The mystery continues...
RAW, such as that from Bardic Inspiration, states that a creature knows when it is about to make a check, and knows when it has done so -

"The creature can wait until after it rolls..." PHB53.

Guidance continues that -

"It can roll the die before or after making the ability check." PHB248.

Thus RAW tells us that creatures know when will be the right moment to cast.
 

TheSword

Legend
When the ranger is leading you through the jungle on an 8 hour journey and the cleric claims he can cast guidance 480 times to give said ranger +1d4 to his survival check to avoid getting lost, I would suggest doing one or more of the following things...

  • Have the cleric make a DC 20 charisma check to avoid the psychological impact of what is essentially the magical equivalent of Chinese water torture.
  • Have his god rebuke him for being flippant with divine miracles.
  • Have his god withdraw magic because of the prayer equivalent of “are we there yet?”
  • Apply disadvantage to the roll due to the distraction of the cleric mumbling in the ranger’s ear and flicking water at him continuously.
  • Play out the entire journey and ask the player to say I cast guidance, then ask them to say it a further 479. Ask what the other players are doing to be fair.
  • As DM decide the check be inconveniently required at the moment when the cleric is taking a dump and therefore is unable to cast guidance that minute. Unless the ranger stands next to him to have the spell cast (with concentration because of distracting circumstances, nobody likes to be watched)
  • Make the cleric player accurately estimate how long one minute is 480 times (this will take about 8 hours). You might be generous and just make the player do this for one hour and use that as a sample set. Then roll a d480 (or 60 if generous) and if the number is higher than the guesses he got right then the spell doesn’t work.
  • Set fire to your players handbook and go and play a simple, streamlined game like WFRP 4e or d&d 3.5e.
  • Bump the player.

All these are acceptable responses to what Doctorbadwolf and Frog Reaver are suggesting is possible.
 

Hriston

Dungeon Master of Middle-earth
I think you're on the right track here.

Okay, care to elucidate?

Even if there is a check, it's still neither Step 2 nor Step 3, technically.

I can see we’re not going to get anywhere on this. I get your point that rolling an ability check is not the player saying what s/he wants to do, but it seems to miss my point that neither is it the DM describing the result, and since that step hasn’t been arrived at, that it’s entirely appropriate for the player of the caster to say s/he wants to cast a spell.

If the task lasts less than a minute, then I'm with you. If it lasts more than a minute, guidance won't help. If it lasts more than 10 minutes, bardic inspiration won't help.

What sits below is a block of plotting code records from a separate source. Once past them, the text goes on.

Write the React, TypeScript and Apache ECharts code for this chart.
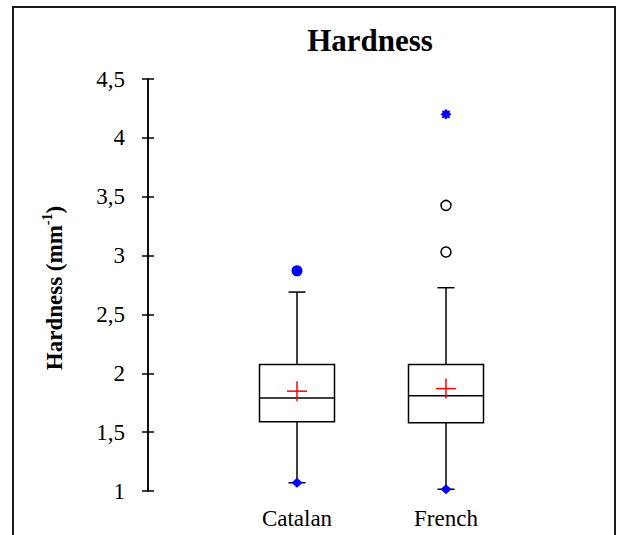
import React, { useEffect, useRef } from 'react';
import * as echarts from 'echarts';

const categories = ['Catalan', 'French'];
const whiskerLow = [1.07, 1.015];
const q1 = [1.588, 1.58];
const median = [1.79, 1.81];
const q3 = [2.074, 2.074];
const whiskerHigh = [2.69, 2.727];
const means = [1.848, 1.87];
const maxValues = [2.87, 4.2];
const frenchOutliers = [3.426, 3.03];
const yMin = 1;
const yMax = 4.5;
const yStep = 0.5;

const FONT = '"Liberation Serif", "Times New Roman", serif';

function starPath(): string {
  const pts: string[] = [];
  const n = 16;
  for (let i = 0; i < n; i++) {
    const a = (Math.PI * 2 * i) / n - Math.PI / 2;
    const r = i % 2 === 0 ? 10 : 7;
    pts.push(`${(10 + r * Math.cos(a)).toFixed(2)},${(10 + r * Math.sin(a)).toFixed(2)}`);
  }
  return 'path://M' + pts.join('L') + 'Z';
}

export default function App() {
  const ref = useRef<HTMLDivElement>(null);
  useEffect(() => {
    if (!ref.current) return;
    const chart = echarts.init(ref.current, undefined, { renderer: 'svg' });
    const xCats = ['', ...categories, ''];
    const boxData = categories.map((c, i) => [i + 1, whiskerLow[i], q1[i], median[i], q3[i], whiskerHigh[i]]);
    const meanData = categories.map((c, i) => [i + 1, means[i]]);
    const minData = categories.map((c, i) => [i + 1, whiskerLow[i]]);
    const maxData = [
      { value: [1, maxValues[0]], symbol: 'circle', symbolSize: 11 },
      { value: [2, maxValues[1]], symbol: starPath(), symbolSize: 11 },
    ];
    const outData = frenchOutliers.map((v) => [2, v]);

    const lineStyle = { stroke: '#000', lineWidth: 1.5 };

    chart.setOption({
      animation: false,
      backgroundColor: '#fff',
      grid: { left: 148, top: 79, width: 447, height: 412, containLabel: false },
      xAxis: {
        type: 'category',
        data: xCats,
        boundaryGap: false,
        axisLine: { show: false },
        axisTick: { show: false },
        splitLine: { show: false },
        axisLabel: { interval: 0, color: '#000', fontFamily: FONT, fontSize: 23, margin: 16 },
      },
      yAxis: [
        {
          type: 'value',
          position: 'left',
          min: yMin,
          max: yMax,
          interval: yStep,
          axisLine: { show: true, lineStyle: { color: '#000', width: 1.5 } },
          axisTick: { show: true, length: 6, lineStyle: { color: '#000', width: 1.5 } },
          splitLine: { show: false },
          axisLabel: {
            color: '#000',
            fontFamily: FONT,
            fontSize: 23,
            margin: 23,
            formatter: (v: number) => String(v).replace('.', ','),
          },
        },
        {
          type: 'value',
          position: 'left',
          min: yMin,
          max: yMax,
          interval: yStep,
          axisLine: { show: true, lineStyle: { color: '#000', width: 1.5 } },
          axisTick: { show: true, inside: true, length: 6, lineStyle: { color: '#000', width: 1.5 } },
          splitLine: { show: false },
          axisLabel: { show: false },
        },
      ],
      graphic: [
        {
          type: 'rect',
          z: -10,
          shape: { x: 13, y: 7, width: 602, height: 600 },
          style: { fill: 'none', stroke: '#1a1a1a', lineWidth: 2 },
        },
        {
          type: 'text',
          x: 370,
          y: 40,
          style: {
            text: 'Hardness',
            font: `bold 31px ${FONT}`,
            fill: '#000',
            align: 'center',
            verticalAlign: 'middle',
          },
        },
        {
          type: 'text',
          x: 53,
          y: 288,
          rotation: Math.PI / 2,
          style: {
            text: '{a|Hardness (mm}{s|-1}{a|)}',
            align: 'center',
            verticalAlign: 'middle',
            fill: '#000',
            rich: {
              a: { fontFamily: FONT, fontWeight: 'bold', fontSize: 23, lineHeight: 25, verticalAlign: 'bottom' },
              s: { fontFamily: FONT, fontWeight: 'bold', fontSize: 14, lineHeight: 25, verticalAlign: 'top' },
            },
          },
        },
      ],
      series: [
        {
          type: 'custom',
          data: boxData,
          encode: { x: 0, y: [1, 2, 3, 4, 5] },
          z: 2,
          renderItem: (params: any, api: any) => {
            const x = api.value(0);
            const pLow = api.coord([x, api.value(1)]);
            const pQ1 = api.coord([x, api.value(2)]);
            const pMed = api.coord([x, api.value(3)]);
            const pQ3 = api.coord([x, api.value(4)]);
            const pHigh = api.coord([x, api.value(5)]);
            const cx = pQ1[0];
            const half = 37.5;
            const cap = 8.5;
            return {
              type: 'group',
              children: [
                { type: 'line', shape: { x1: cx, y1: pQ3[1], x2: cx, y2: pHigh[1] }, style: lineStyle },
                { type: 'line', shape: { x1: cx - cap, y1: pHigh[1], x2: cx + cap, y2: pHigh[1] }, style: lineStyle },
                { type: 'line', shape: { x1: cx, y1: pQ1[1], x2: cx, y2: pLow[1] }, style: lineStyle },
                { type: 'line', shape: { x1: cx - cap, y1: pLow[1], x2: cx + cap, y2: pLow[1] }, style: lineStyle },
                {
                  type: 'rect',
                  shape: { x: cx - half, y: pQ3[1], width: half * 2, height: pQ1[1] - pQ3[1] },
                  style: { fill: '#fff', stroke: '#000', lineWidth: 1.5 },
                },
                { type: 'line', shape: { x1: cx - half, y1: pMed[1], x2: cx + half, y2: pMed[1] }, style: lineStyle },
              ],
            };
          },
        },
        {
          type: 'custom',
          data: meanData,
          encode: { x: 0, y: 1 },
          z: 5,
          renderItem: (params: any, api: any) => {
            const p = api.coord([api.value(0), api.value(1)]);
            const s = 10;
            const st = { stroke: '#ff0000', lineWidth: 1.5 };
            return {
              type: 'group',
              children: [
                { type: 'line', shape: { x1: p[0] - s, y1: p[1], x2: p[0] + s, y2: p[1] }, style: st },
                { type: 'line', shape: { x1: p[0], y1: p[1] - s, x2: p[0], y2: p[1] + s }, style: st },
              ],
            };
          },
        },
        {
          type: 'scatter',
          data: minData,
          symbol: 'diamond',
          symbolSize: [11, 10],
          z: 6,
          itemStyle: { color: '#0000ff', opacity: 1 },
        },
        {
          type: 'scatter',
          data: maxData,
          z: 6,
          itemStyle: { color: '#0000ff', opacity: 1 },
        },
        {
          type: 'scatter',
          data: outData,
          symbol: 'circle',
          symbolSize: 10,
          z: 6,
          itemStyle: { color: '#fff', borderColor: '#000', borderWidth: 1.5, opacity: 1 },
        },
      ],
    });
    return () => chart.dispose();
  }, []);
  return <div ref={ref} style={{ position: 'absolute', left: 0, top: 0, width: 618, height: 535 }} />;
}
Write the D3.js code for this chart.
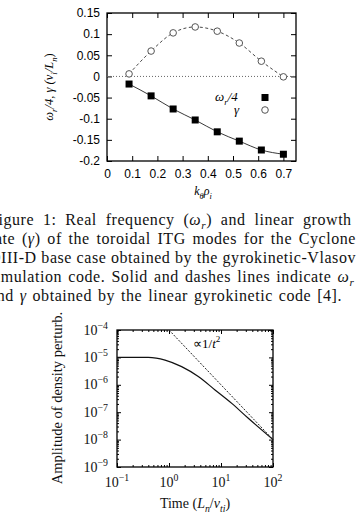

I’m not sure you’re fully understanding what I’m saying then, so I’ll ask you directly. Are you with me that a player can declare a one minute action that the DM deems worthy of a check, and that after the check is rolled, another player can cast guidance on the first player’s character, who can then use the extra die on the check that was just rolled?
 

Maxperson

Morkus from Orkus
I can't find a clear statement about the exact moment. There are clear statements that an acting creature is conscious of making a check (they know when they are about to make it, and when they have made it).
I don't agree with that. The powers, feats, etc. that deal with rolling an ability checks don't require that the PC know when the check happens. Let's take lucky. The following is what the PC knows.

"You have inexplicable luck that seems to kick in at just
the right moment."

The mechanics of it are player knowledge. The player is the one choosing when to use those luck points and the PC is seeing that inexplicable luck kicks in at the right moment. I mean, if the PC were the one doing the choosing, it would hardly be "inexplicable" would it? ;)

This is pretty par for the course. If it's something like luck, the player is doing the choosing and the PC is just seeing the results. If it's something like guidance, the PC is just saying that he's using the spell or ability to help with the task, not the roll.